Mężczyzna, który zaatakował recepcjonistkę w biurze PO, wcześniej napadł na Kubę Wojewódzkiego?
32-letni mężczyzna, który rano zaatakował recepcjonistkę w biurze PO, przyznał, że to on rok temu spryskał gazem Kubę Wojewódzkiego. Informację sprawdza policja - informuje "Rzeczpospolita".
16.09.2014 20:02
- Sposób działania sprawcy, jego rysopis pasują do zatrzymanego mężczyzny - mówi "Rzeczpospolitej" jeden z policjantów. Ale, jak dodaje - to niczego nie przesądza. - Nie jest wykluczone, że mężczyzna się przyznaje do napaści sprzed roku, by zaistnieć medialnie - dodaje funkcjonariusz.

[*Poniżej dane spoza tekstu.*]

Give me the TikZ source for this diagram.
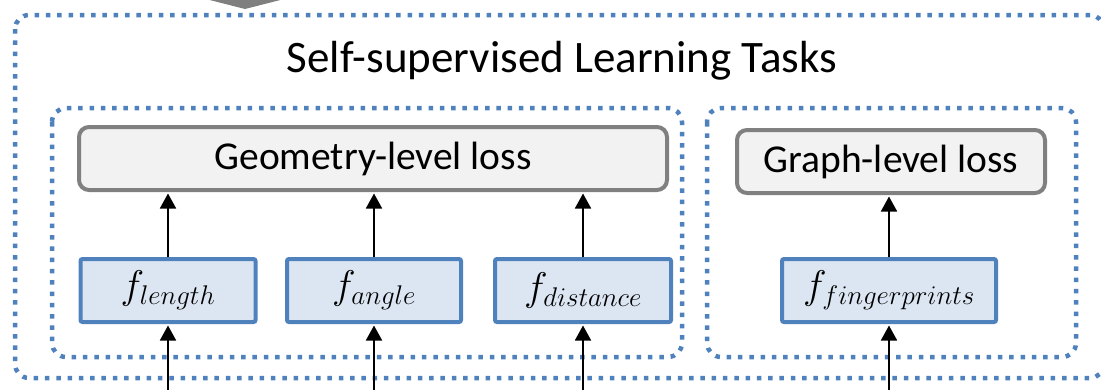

Do ataku na Kubę Wojewódzkiego doszło w październiku zeszłego roku przed siedzibą radia Eska Rock przy ul. Jubilerskiej. Dziennikarz przed wejściem do budynku został oblany żrącą substancją przez nieznanego mężczyznę.
Lekarz stwierdził u prezentera oparzenia policzka i dłoni, jednak Wojewódzki nie odniósł poważniejszych obrażeń, bo na twarzy miał okulary.
Moment ataku nagrały kamery monitoringu, jednak mimo publikacji wizerunku napastnika w mediach, nie udało ustalić kim jest. Dlatego w grudniu postępowanie w tej sprawie umorzono.
Atak w biurze PO
We wtorek około 9.40 do biura partyjnego wszedł mężczyzna, miał przy sobie ręczny miotacz gazu i zaatakował nim recepcjonistkę. Został obezwładniony przez ochronę i przekazany policji.
Później policja podała, że mężczyzna ma 32-lata, pochodzi spoza Warszawy i wcześniej nie był karany. Wiadomo też, że ostatni pracował na Wyspach Brytyjskich. Stracił tam pracę, nie mógł znaleźć nowej, był rozgoryczony, i to spowodowało jego frustrację - mówi "Rz" policjant.